Auf der anderen Flußseite angekommen, steige ich zum Ufer hinunter, um die Weichselbrücke, über die ich gerade gefahren bin, zu fotografieren.



Kulm liegt am Hang hoch oberhalb der Weichsel, es geht eine ziemlich steile Straße hinauf in die Altstadt. Der Ort, der heute eher Kleinstadtcharakter aufweist, erlebte seine Blüte zur Zeit des Deutschen Ordens und bietet eine Fülle an mittelalterlichen Baudenkmälern. Es ist eine der bedeutendsten Stadtgründungen des Deutschritterordens und war eine der wichtigsten Städte des Deutschordensstaates. Nach der Stadt wurde die gesamte Region als Kulmerland bezeichnet. In der Stadt sehe ich mich ausgiebig um. Neben mittelalterlichen Monumenten findet sich in der Altstadt auch des Geburtshaus des Schriftstellers Hermann Löns und das des SPD-Politikers Kurt Schumacher.











Bis kurz vor Graudenz geht es nun wieder landschaftlich reizvoll über verkehrsarme Sträßchen.



Der Campingplatz, auf dem ich übernachte will, liegt ein ganzes Stück südlich von Grudiadz (Graudenz) an einem kleinen See.

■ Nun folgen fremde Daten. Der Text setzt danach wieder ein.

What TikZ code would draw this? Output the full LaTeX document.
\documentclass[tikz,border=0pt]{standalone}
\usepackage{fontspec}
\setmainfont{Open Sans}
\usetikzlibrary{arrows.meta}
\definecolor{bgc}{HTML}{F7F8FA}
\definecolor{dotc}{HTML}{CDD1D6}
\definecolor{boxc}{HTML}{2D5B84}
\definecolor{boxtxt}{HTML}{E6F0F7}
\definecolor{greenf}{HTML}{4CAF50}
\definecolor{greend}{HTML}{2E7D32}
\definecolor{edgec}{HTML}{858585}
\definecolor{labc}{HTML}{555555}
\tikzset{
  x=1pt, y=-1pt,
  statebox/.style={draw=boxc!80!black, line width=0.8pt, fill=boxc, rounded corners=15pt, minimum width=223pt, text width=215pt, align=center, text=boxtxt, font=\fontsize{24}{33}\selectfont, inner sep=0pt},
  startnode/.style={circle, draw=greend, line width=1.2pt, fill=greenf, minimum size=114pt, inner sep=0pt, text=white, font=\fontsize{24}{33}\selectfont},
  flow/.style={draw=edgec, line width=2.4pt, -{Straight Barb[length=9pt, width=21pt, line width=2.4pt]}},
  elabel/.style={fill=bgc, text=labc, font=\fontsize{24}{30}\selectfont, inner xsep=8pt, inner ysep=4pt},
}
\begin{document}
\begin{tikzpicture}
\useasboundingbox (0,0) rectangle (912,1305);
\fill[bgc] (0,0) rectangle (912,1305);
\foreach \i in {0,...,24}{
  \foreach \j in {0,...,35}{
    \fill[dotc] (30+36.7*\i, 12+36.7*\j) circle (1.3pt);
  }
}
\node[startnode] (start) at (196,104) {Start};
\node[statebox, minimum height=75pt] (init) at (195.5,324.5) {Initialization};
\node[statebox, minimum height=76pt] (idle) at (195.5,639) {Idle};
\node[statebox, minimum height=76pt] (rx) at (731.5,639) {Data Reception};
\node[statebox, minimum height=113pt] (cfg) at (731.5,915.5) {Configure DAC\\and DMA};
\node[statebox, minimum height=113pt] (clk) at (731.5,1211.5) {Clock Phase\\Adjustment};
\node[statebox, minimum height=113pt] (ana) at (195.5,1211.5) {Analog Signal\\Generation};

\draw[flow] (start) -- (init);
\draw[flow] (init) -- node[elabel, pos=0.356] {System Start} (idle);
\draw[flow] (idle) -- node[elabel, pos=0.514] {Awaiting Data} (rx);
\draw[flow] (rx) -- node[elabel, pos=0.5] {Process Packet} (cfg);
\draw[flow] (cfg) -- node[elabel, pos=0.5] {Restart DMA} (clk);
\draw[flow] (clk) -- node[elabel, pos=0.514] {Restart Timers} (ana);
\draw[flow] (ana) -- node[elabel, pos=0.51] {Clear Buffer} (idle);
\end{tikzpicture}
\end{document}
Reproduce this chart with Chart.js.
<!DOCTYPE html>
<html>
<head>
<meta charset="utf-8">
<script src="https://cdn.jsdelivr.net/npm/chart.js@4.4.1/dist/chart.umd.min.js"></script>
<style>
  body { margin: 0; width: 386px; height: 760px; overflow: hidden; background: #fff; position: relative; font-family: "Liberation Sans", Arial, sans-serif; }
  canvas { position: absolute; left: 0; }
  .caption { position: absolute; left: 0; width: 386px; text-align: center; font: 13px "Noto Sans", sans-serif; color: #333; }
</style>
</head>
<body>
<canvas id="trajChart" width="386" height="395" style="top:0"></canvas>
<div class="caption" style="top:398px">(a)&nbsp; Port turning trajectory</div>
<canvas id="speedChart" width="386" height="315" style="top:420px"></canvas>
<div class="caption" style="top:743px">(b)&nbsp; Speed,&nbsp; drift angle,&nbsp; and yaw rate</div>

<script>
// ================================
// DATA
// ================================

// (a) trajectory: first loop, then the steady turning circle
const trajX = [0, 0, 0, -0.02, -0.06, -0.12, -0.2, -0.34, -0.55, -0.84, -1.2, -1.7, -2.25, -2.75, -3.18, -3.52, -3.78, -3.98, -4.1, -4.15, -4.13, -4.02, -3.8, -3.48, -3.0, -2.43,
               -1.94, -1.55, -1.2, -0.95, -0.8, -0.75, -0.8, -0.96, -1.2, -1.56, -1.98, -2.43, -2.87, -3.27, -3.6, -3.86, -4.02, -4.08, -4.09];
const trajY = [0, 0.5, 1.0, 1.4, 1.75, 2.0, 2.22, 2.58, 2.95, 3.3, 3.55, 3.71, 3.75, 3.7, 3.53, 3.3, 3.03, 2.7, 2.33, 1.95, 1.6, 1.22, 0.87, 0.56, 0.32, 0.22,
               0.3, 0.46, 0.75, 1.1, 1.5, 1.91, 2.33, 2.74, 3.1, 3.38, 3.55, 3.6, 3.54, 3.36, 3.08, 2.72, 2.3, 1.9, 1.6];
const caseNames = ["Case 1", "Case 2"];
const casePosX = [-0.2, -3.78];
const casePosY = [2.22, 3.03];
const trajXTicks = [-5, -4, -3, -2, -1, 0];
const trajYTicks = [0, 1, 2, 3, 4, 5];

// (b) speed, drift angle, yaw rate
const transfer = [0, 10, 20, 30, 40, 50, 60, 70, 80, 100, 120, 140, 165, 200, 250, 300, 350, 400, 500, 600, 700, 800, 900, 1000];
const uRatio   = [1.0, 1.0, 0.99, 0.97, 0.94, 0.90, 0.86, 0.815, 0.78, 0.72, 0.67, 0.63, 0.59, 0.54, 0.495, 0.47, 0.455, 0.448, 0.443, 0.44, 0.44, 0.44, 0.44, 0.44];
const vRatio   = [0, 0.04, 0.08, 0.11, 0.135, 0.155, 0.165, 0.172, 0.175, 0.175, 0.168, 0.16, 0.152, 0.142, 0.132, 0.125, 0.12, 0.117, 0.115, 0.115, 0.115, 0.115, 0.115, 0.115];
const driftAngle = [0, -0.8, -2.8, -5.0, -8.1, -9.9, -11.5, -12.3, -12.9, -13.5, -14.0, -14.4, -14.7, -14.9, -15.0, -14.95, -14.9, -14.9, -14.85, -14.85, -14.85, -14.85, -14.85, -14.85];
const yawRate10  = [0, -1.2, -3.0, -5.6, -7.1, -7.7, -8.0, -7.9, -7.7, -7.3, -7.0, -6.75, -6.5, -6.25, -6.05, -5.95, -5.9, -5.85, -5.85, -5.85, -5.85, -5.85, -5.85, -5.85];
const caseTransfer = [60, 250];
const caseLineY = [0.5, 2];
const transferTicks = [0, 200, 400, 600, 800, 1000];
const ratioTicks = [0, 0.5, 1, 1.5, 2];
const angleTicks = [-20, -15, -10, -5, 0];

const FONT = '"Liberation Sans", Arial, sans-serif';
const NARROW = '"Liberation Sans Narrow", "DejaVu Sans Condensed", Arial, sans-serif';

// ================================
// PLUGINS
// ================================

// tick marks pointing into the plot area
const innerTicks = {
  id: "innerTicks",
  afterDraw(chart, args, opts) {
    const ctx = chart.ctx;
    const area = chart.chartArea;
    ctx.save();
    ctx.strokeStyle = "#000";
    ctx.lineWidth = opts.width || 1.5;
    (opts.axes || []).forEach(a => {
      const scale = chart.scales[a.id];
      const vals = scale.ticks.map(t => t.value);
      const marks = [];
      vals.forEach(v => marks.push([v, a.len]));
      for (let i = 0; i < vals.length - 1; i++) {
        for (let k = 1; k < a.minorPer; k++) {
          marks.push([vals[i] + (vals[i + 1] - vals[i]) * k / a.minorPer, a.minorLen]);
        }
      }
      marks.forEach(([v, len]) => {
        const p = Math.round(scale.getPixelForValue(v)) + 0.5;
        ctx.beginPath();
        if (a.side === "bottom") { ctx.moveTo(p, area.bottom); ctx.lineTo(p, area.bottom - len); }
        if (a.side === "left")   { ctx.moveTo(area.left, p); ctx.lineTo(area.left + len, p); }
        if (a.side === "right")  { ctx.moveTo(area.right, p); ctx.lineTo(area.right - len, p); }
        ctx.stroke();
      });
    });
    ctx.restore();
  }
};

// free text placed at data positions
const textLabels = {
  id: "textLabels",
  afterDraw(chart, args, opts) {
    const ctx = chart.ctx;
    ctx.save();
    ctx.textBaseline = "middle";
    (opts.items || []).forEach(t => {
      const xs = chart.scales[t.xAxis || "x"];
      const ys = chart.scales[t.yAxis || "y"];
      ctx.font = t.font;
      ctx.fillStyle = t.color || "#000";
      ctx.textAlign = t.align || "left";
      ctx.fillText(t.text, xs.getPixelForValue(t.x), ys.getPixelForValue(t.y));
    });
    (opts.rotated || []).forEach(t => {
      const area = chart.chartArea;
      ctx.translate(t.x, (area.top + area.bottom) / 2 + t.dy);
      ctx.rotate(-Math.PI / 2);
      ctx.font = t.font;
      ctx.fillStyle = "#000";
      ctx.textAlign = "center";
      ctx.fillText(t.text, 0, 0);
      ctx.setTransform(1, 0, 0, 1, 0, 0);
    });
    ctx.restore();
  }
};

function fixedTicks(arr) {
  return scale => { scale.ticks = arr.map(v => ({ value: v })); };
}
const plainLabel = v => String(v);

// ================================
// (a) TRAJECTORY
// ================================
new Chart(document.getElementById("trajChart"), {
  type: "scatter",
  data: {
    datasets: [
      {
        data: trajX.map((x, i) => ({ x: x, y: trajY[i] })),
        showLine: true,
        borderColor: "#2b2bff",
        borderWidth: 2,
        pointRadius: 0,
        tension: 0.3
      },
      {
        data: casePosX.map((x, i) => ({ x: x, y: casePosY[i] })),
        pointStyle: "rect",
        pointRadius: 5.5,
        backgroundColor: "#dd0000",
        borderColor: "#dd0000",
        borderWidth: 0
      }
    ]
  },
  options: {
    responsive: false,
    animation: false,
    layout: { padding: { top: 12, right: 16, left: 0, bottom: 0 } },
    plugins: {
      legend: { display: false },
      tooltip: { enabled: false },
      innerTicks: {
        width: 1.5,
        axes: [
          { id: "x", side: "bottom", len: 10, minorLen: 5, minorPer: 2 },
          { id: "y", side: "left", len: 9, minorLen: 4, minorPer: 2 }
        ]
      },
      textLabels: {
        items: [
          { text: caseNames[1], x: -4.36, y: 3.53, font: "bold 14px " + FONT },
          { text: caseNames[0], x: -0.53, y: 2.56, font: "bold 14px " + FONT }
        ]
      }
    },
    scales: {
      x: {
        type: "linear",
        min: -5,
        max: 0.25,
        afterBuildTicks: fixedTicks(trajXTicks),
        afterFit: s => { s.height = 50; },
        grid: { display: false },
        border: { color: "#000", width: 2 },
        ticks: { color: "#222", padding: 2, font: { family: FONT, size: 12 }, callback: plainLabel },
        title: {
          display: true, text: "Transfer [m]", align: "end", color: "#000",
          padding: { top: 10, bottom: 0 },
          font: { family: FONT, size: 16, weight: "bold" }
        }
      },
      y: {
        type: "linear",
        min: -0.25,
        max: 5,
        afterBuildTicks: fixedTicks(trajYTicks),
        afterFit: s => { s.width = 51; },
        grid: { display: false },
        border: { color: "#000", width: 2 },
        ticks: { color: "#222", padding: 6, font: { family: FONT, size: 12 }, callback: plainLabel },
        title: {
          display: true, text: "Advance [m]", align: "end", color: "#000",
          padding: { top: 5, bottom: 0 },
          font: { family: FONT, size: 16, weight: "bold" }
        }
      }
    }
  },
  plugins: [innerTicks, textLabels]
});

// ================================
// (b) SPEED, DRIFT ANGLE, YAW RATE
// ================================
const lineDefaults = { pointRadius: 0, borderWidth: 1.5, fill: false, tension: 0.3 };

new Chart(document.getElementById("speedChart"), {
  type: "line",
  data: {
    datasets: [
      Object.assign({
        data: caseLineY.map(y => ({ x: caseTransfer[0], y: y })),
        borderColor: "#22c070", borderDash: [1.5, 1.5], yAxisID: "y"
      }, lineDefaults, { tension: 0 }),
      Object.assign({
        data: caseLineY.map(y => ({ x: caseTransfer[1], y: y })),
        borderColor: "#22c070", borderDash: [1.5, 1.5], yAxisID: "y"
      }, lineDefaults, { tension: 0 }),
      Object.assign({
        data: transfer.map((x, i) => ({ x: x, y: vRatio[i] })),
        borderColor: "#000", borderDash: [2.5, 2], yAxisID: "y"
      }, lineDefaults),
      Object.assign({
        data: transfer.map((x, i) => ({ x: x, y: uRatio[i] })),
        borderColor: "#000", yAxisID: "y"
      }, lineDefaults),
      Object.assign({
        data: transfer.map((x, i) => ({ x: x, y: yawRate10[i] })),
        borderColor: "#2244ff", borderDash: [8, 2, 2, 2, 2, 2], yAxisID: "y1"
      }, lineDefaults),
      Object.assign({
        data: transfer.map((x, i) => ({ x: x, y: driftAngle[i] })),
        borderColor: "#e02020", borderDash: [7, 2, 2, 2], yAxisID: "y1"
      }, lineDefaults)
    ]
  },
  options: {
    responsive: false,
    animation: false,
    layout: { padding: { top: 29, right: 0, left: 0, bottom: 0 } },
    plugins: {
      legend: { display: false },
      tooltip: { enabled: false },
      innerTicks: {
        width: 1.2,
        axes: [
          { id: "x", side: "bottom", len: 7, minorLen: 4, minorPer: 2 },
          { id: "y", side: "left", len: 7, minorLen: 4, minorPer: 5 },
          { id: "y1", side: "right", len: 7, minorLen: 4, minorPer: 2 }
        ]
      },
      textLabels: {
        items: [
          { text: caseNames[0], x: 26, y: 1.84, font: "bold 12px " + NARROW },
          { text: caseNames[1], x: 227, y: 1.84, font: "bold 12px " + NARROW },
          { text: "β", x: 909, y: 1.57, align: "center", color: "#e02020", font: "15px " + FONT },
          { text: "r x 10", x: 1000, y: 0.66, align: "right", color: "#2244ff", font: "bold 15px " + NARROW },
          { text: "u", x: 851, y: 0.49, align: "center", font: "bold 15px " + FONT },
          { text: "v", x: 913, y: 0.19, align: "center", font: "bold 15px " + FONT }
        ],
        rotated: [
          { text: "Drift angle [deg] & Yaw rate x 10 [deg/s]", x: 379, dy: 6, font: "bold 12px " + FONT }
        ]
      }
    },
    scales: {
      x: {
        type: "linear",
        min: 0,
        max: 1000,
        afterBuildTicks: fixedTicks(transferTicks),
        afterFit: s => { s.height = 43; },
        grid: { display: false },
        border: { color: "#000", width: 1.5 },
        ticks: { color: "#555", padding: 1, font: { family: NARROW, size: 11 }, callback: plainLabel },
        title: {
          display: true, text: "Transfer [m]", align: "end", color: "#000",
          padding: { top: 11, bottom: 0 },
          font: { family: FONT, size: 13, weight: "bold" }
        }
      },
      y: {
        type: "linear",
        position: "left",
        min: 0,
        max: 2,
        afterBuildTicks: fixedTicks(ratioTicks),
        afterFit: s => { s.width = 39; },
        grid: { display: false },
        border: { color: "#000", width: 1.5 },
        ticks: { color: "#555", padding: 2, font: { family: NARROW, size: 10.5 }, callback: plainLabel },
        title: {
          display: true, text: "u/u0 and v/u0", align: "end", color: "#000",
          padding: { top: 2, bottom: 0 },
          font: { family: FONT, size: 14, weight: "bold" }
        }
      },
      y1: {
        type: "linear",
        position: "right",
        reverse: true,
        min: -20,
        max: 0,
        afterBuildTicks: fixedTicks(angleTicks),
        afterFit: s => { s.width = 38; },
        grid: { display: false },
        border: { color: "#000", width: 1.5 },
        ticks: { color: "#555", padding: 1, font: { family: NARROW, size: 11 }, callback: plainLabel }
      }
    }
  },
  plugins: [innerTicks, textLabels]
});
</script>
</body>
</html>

Dorthin gelangt man über eine kleine Straße ein paar Kilometer durch einen Wald.

Nach dem Zeltaufbau stellt sich die Frage nach dem Abendessen. Hier am See gibt es nichts, und ich will den Abend sowieso in Graudenz verbringen. Also die ca. 3 km durch den Wald zurück zur Hauptstraße. Diese ist anfangs wegen Bauarbeiten verengt, und ein Schild verbietet die Benutzung für Radfahrer, das ignoriere ich aber mangels Alternative. Ins Zentrum sind es noch ca. 5 km. Da habe ich heute Nacht eine ziemliche Strecke zurück zu radeln…

Graudenz liegt direkt an der Weichsel, die Brücke darüber ist laut meinem Reiseführer eine der längsten des Landes.





Auf dem zentralen Platz der Altstadt (heißt der auch hier Rynek? Ich bin nicht ganz sicher…) genieße ich eine Pizza.







Nun muß ich die ganzen Kilometer zurück zum Zeltplatz, am Ende wartet die unbeleuchtete Straße durch den Wald. Natürlich habe ich Licht am Rad. Ich bin trotzdem froh, als ich schließlich im Zelt liege. Ich bin sehr zufrieden, die heutige Etappe war landschaftlich eine der schönsten.